— Task prompt —
Transcribe every line from the top down to the line with "0.158, 0.178, 0.196];", both ends included, but not the pictures.

— Data lines —
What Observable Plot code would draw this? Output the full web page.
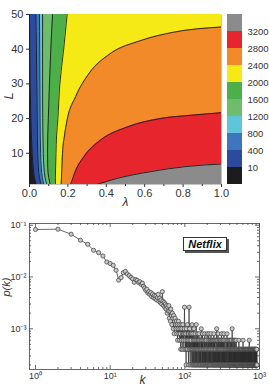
<!DOCTYPE html>
<html>
<head>
<meta charset="utf-8">
<script src="https://cdn.jsdelivr.net/npm/d3@7"></script>
<script src="https://cdn.jsdelivr.net/npm/@observablehq/plot@0.6"></script>
<style>
  body { margin: 0; background: #fff; }
  #fig { position: relative; width: 269px; height: 388px; overflow: hidden; background: #fff; }
  #fig svg { position: absolute; }
  #tag {
    position: absolute; left: 183px; top: 237px; width: 42px; height: 12px;
    border: 1px solid #333; box-shadow: 2px 2px 0 #555; background: #fff;
    font: italic bold 11px "Liberation Sans", Arial, sans-serif;
    text-align: center; line-height: 12px; color: #111;
  }
</style>
</head>
<body>
<div id="fig"><div id="tag">Netflix</div></div>
<script>
// ---- Contour map of the score over (λ, L) ----
// Near-vertical level lines: λ position of each line at these L rows
const rowsL   = [1, 3, 6, 10, 15, 20, 30, 40, 50];
const lam10   = [0.034, 0.026, 0.019, 0.014, 0.010, 0.007, 0.003, 0.001, 0.000];
const lam400  = [0.060, 0.052, 0.046, 0.043, 0.041, 0.040, 0.038, 0.036, 0.033];
const lam800  = [0.075, 0.067, 0.061, 0.058, 0.056, 0.055, 0.054, 0.053, 0.052];
const lam1200 = [0.090, 0.081, 0.075, 0.072, 0.070, 0.069, 0.068, 0.068, 0.068];
const lam1600 = [0.108, 0.100, 0.095, 0.094, 0.095, 0.098, 0.104, 0.111, 0.120];
const lam2000 = [0.135, 0.135, 0.136, 0.138, 0.141, 0.148, 0.158, 0.178, 0.196];

// Upper level lines: L against λ
const lam2400 = [0.165, 0.168, 0.172, 0.182, 0.196, 0.24, 0.31, 0.42, 0.58, 0.75, 1.0];
const L2400   = [1, 5, 10, 15, 19.6, 26.3, 33, 38.7, 42.5, 44.9, 46.4];
const lam2800 = [0.214, 0.24, 0.283, 0.37, 0.51, 0.68, 0.85, 1.0];
const L2800   = [1, 5, 9, 13.8, 17.6, 20, 21, 21.7];
const lam3200 = [0.35, 0.46, 0.63, 0.82, 1.0];
const L3200   = [1, 2.8, 4.7, 6.2, 6.9];

// Colour key: band colours from lowest to highest, labels at band edges
const levelLabels = ["10", "400", "800", "1200", "1600", "2000", "2400", "2800", "3200"];
const bandColors  = ["#1c1c1c", "#2d4b9e", "#3e76bd", "#5fc6da", "#6dbd6d",
                     "#4caf4a", "#f5ea16", "#f38a2a", "#e6262c", "#8b8b8b"];

// ---- Degree distribution p(k), Netflix ----
// p(k) for k = 1..100
const headP = [
  0.0826, 0.0837, 0.0670, 0.0513, 0.0428, 0.0328, 0.0296, 0.0255, 0.0195, 0.0182,
  0.0168, 0.0135, 0.0087, 0.0097, 0.0121, 0.0128, 0.0114, 0.0106, 0.0098, 0.0092,
  0.0079, 0.0089, 0.0086, 0.0078, 0.0081, 0.0072, 0.0076, 0.0066, 0.0061, 0.0055,
  0.0058, 0.0049, 0.0052, 0.0046, 0.0050, 0.0042, 0.0047, 0.0040, 0.0044, 0.0038,
  0.0043, 0.0036, 0.0040, 0.0046, 0.0034, 0.0039, 0.0032, 0.0036, 0.0030, 0.0052,
  0.0034, 0.0028, 0.0032, 0.0026, 0.0030, 0.0024, 0.0028, 0.0020, 0.0026, 0.0022,
  0.0028, 0.0016, 0.0022, 0.0014, 0.0024, 0.0018, 0.0012, 0.0020, 0.0016, 0.0010,
  0.0018, 0.0008, 0.0014, 0.0016, 0.0012, 0.0010, 0.0014, 0.0008, 0.0012, 0.0006,
  0.0010, 0.0014, 0.0008, 0.0012, 0.0006, 0.0010, 0.0008, 0.0004, 0.0012, 0.0006,
  0.0010, 0.0004, 0.0008, 0.0012, 0.0006, 0.0008, 0.0004, 0.0010, 0.0026, 0.0008
];
// Tail k = 101..930: counts in units of pUnit (base-36 digit per k, 0 = no node)
const pUnit = 2.0e-4;
const tailCounts = [
  "3241523624", "314d253142", "3421621423", "1521324123", "1621321423",
  "2130412312", "0213152031", "2410312021", "3102401312", "0213021041",
  "1020312041", "0210301203", "1024010302", "1030201201", "3010402103",
  "0120301021", "2010305102", "0301020140", "1020301202", "0130102031",
  "0102030104", "0201020103", "1002010301", "0204010020", "1030100201",
  "0102003010", "2010104020", "0301002010", "1020030102", "0010201030",
  "2001020103", "0102010020", "1030020105", "0201001020", "1002030100",
  "2010020103", "0100201020", "1030010201", "0020103002", "1001020100",
  "1002001000", "2010010020", "0100200103", "0020010001", "2000100200",
  "1002001020", "0100020010", "0200100201", "0010002001", "2001000100",
  "0300100020", "1000200100", "0102000010", "2000100201", "0010020001",
  "0200100020", "1001000200", "0020010001", "2000102000", "0100200010",
  "0020001002", "1000200100", "0102000030", "0010020001", "2001000100",
  "0200100020", "1000200010", "0020010002", "0100020001", "2001000100",
  "0010200020", "1000100200", "0200010010", "0010200002", "1000100200",
  "0020001001", "2000100020", "0100200010", "0020010002", "1001000200",
  "0200100010", "0010020001", "2000100100"
].join("");

const font = "'Liberation Sans', Arial, Helvetica, sans-serif";
const ink = "#333";

// ---------- top panel ----------
const leftRows = lams => rowsL.map((L, i) => ({lam: lams[i], L}));
const upperRows = (lams, Ls) => lams.map((lam, i) => ({lam, L: Ls[i]}));
const fillLeft = (lams, color) =>
  Plot.areaX(leftRows(lams), {y: "L", x1: () => 0, x2: "lam", fill: color, curve: "monotone-y", clip: true});
const fillUpper = (lams, Ls, color) =>
  Plot.areaY([{lam: 0, L: 1}, ...upperRows(lams, Ls)],
    {x: "lam", y1: "L", y2: () => 50, fill: color, curve: "monotone-x", clip: true});
const lineStyle = {stroke: "#151515", strokeWidth: 0.85, clip: true};
const lineLeft = lams => Plot.line(leftRows(lams), {x: "lam", y: "L", curve: "monotone-y", ...lineStyle});
const lineUpper = (lams, Ls) => Plot.line(upperRows(lams, Ls), {x: "lam", y: "L", curve: "monotone-x", ...lineStyle});

const topChart = Plot.plot({
  width: 269, height: 212,
  marginLeft: 29, marginRight: 48, marginTop: 14, marginBottom: 28,
  x: {domain: [0, 1]},
  y: {domain: [1, 50]},
  style: {fontFamily: font, fontSize: "11px", color: ink, background: "none", overflow: "visible"},
  marks: [
    Plot.frame({fill: bandColors[9], stroke: null}),
    fillUpper(lam3200, L3200, bandColors[8]),
    fillUpper(lam2800, L2800, bandColors[7]),
    fillUpper(lam2400, L2400, bandColors[6]),
    fillLeft(lam2000, bandColors[5]),
    fillLeft(lam1600, bandColors[4]),
    fillLeft(lam1200, bandColors[3]),
    fillLeft(lam800, bandColors[2]),
    fillLeft(lam400, bandColors[1]),
    fillLeft(lam10, bandColors[0]),
    lineUpper(lam3200, L3200),
    lineUpper(lam2800, L2800),
    lineUpper(lam2400, L2400),
    lineLeft(lam2000), lineLeft(lam1600), lineLeft(lam1200),
    lineLeft(lam800), lineLeft(lam400), lineLeft(lam10),
    Plot.axisX({ticks: [0, 0.2, 0.4, 0.6, 0.8, 1.0], tickFormat: d3.format(".1f"),
      tickSize: 3, tickPadding: 2, label: null, stroke: ink}),
    Plot.tickX([0.1, 0.3, 0.5, 0.7, 0.9], {x: d => d, insetTop: 170, insetBottom: -2, stroke: ink}),
    Plot.axisY({ticks: [10, 20, 30, 40, 50], tickSize: 3, tickPadding: 3, label: null, stroke: ink}),
    Plot.text(["L"], {text: d => d, frameAnchor: "left", dx: -21, rotate: -90,
      fontStyle: "italic", fontSize: 13, fill: ink}),
    Plot.text(["λ"], {text: d => d, frameAnchor: "bottom", dy: 21,
      fontStyle: "italic", fontSize: 12, fill: ink})
  ]
});

// ---------- colour key ----------
const keyChart = Plot.plot({
  width: 47, height: 212,
  marginLeft: 5, marginRight: 27, marginTop: 14, marginBottom: 28,
  y: {domain: [0, 10]},
  color: {type: "identity"},
  style: {fontFamily: font, fontSize: "9.5px", color: ink, background: "none", overflow: "visible"},
  marks: [
    Plot.rect(bandColors, {y1: (d, i) => i, y2: (d, i) => i + 1, fill: d => d}),
    Plot.axisY({anchor: "right", ticks: d3.range(1, 10), tickFormat: i => levelLabels[i - 1],
      tickSize: 0, tickPadding: 5, label: null})
  ]
});

// ---------- bottom panel ----------
const degreeRows = [
  ...headP.map((p, i) => ({k: i + 1, p})),
  ...Array.from(tailCounts).flatMap((c, i) => {
    const n = parseInt(c, 36);
    return n ? [{k: 101 + i, p: n * pUnit}] : [];
  })
];

const sup = {"-": "⁻", "0": "⁰", "1": "¹", "2": "²", "3": "³"};
const pow10 = v => "10" + String(Math.round(Math.log10(v))).split("").map(c => sup[c]).join("");

const xDomain = [0.831, 1000], yDomain = [1.633e-4, 0.1079];
const fw = 230, fh = 146;
const xMajor = [1, 10, 100, 1000], yMajor = [1e-3, 1e-2, 1e-1];
const xMinor = [], yMinor = [];
for (const e of [0, 1, 2]) for (let m = 2; m <= 9; m++) xMinor.push(m * 10 ** e);
for (const e of [-4, -3, -2]) for (let m = 2; m <= 9; m++) {
  const v = m * 10 ** e;
  if (v >= yDomain[0] && v <= yDomain[1]) yMinor.push(v);
}
const tk = {stroke: "#444", strokeWidth: 0.8};

const bottomChart = Plot.plot({
  width: 269, height: 176,
  marginLeft: 29, marginRight: 10, marginTop: 11, marginBottom: 19,
  x: {type: "log", domain: xDomain},
  y: {type: "log", domain: yDomain},
  style: {fontFamily: font, fontSize: "9px", color: ink, background: "none", overflow: "visible"},
  marks: [
    Plot.frame({stroke: "#444", strokeWidth: 0.8}),
    Plot.tickX(xMajor, {x: d => d, insetTop: fh - 4, ...tk}),
    Plot.tickX(xMajor, {x: d => d, insetBottom: fh - 4, ...tk}),
    Plot.tickX(xMinor, {x: d => d, insetTop: fh - 2, ...tk}),
    Plot.tickX(xMinor, {x: d => d, insetBottom: fh - 2, ...tk}),
    Plot.tickY(yMajor, {y: d => d, insetRight: fw - 4, ...tk}),
    Plot.tickY(yMajor, {y: d => d, insetLeft: fw - 4, ...tk}),
    Plot.tickY(yMinor, {y: d => d, insetRight: fw - 2, ...tk}),
    Plot.tickY(yMinor, {y: d => d, insetLeft: fw - 2, ...tk}),
    Plot.line(degreeRows, {x: "k", y: "p", stroke: "#2b2b2b", strokeWidth: 0.7}),
    Plot.dot(degreeRows, {x: "k", y: "p", r: 2.1, fill: "#c8c8c8", stroke: "#3a3a3a", strokeWidth: 0.7}),
    Plot.axisX({ticks: xMajor, tickFormat: pow10, tickSize: 0, tickPadding: 3, label: null}),
    Plot.axisY({ticks: yMajor, tickFormat: pow10, tickSize: 0, tickPadding: 3, label: null}),
    Plot.text(["k"], {text: d => d, frameAnchor: "bottom", dy: 14, dx: -2,
      fontStyle: "italic", fontSize: 12, fill: ink}),
    Plot.text(["p(k)"], {text: d => d, frameAnchor: "left", dx: -23, rotate: -90,
      fontStyle: "italic", fontSize: 11, fill: ink})
  ]
});

const fig = document.getElementById("fig");
topChart.style.left = "0px"; topChart.style.top = "0px";
keyChart.style.left = "222px"; keyChart.style.top = "0px";
bottomChart.style.left = "0px"; bottomChart.style.top = "212px";
fig.insertBefore(bottomChart, fig.firstChild);
fig.insertBefore(keyChart, fig.firstChild);
fig.insertBefore(topChart, fig.firstChild);
</script>
</body>
</html>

— Full response —
What Observable Plot code would draw this? Output the full web page.
<!DOCTYPE html>
<html>
<head>
<meta charset="utf-8">
<script src="https://cdn.jsdelivr.net/npm/d3@7"></script>
<script src="https://cdn.jsdelivr.net/npm/@observablehq/plot@0.6"></script>
<style>
  body { margin: 0; background: #fff; }
  #fig { position: relative; width: 269px; height: 388px; overflow: hidden; background: #fff; }
  #fig svg { position: absolute; }
  #tag {
    position: absolute; left: 183px; top: 237px; width: 42px; height: 12px;
    border: 1px solid #333; box-shadow: 2px 2px 0 #555; background: #fff;
    font: italic bold 11px "Liberation Sans", Arial, sans-serif;
    text-align: center; line-height: 12px; color: #111;
  }
</style>
</head>
<body>
<div id="fig"><div id="tag">Netflix</div></div>
<script>
// ---- Contour map of the score over (λ, L) ----
// Near-vertical level lines: λ position of each line at these L rows
const rowsL   = [1, 3, 6, 10, 15, 20, 30, 40, 50];
const lam10   = [0.034, 0.026, 0.019, 0.014, 0.010, 0.007, 0.003, 0.001, 0.000];
const lam400  = [0.060, 0.052, 0.046, 0.043, 0.041, 0.040, 0.038, 0.036, 0.033];
const lam800  = [0.075, 0.067, 0.061, 0.058, 0.056, 0.055, 0.054, 0.053, 0.052];
const lam1200 = [0.090, 0.081, 0.075, 0.072, 0.070, 0.069, 0.068, 0.068, 0.068];
const lam1600 = [0.108, 0.100, 0.095, 0.094, 0.095, 0.098, 0.104, 0.111, 0.120];
const lam2000 = [0.135, 0.135, 0.136, 0.138, 0.141, 0.148, 0.158, 0.178, 0.196];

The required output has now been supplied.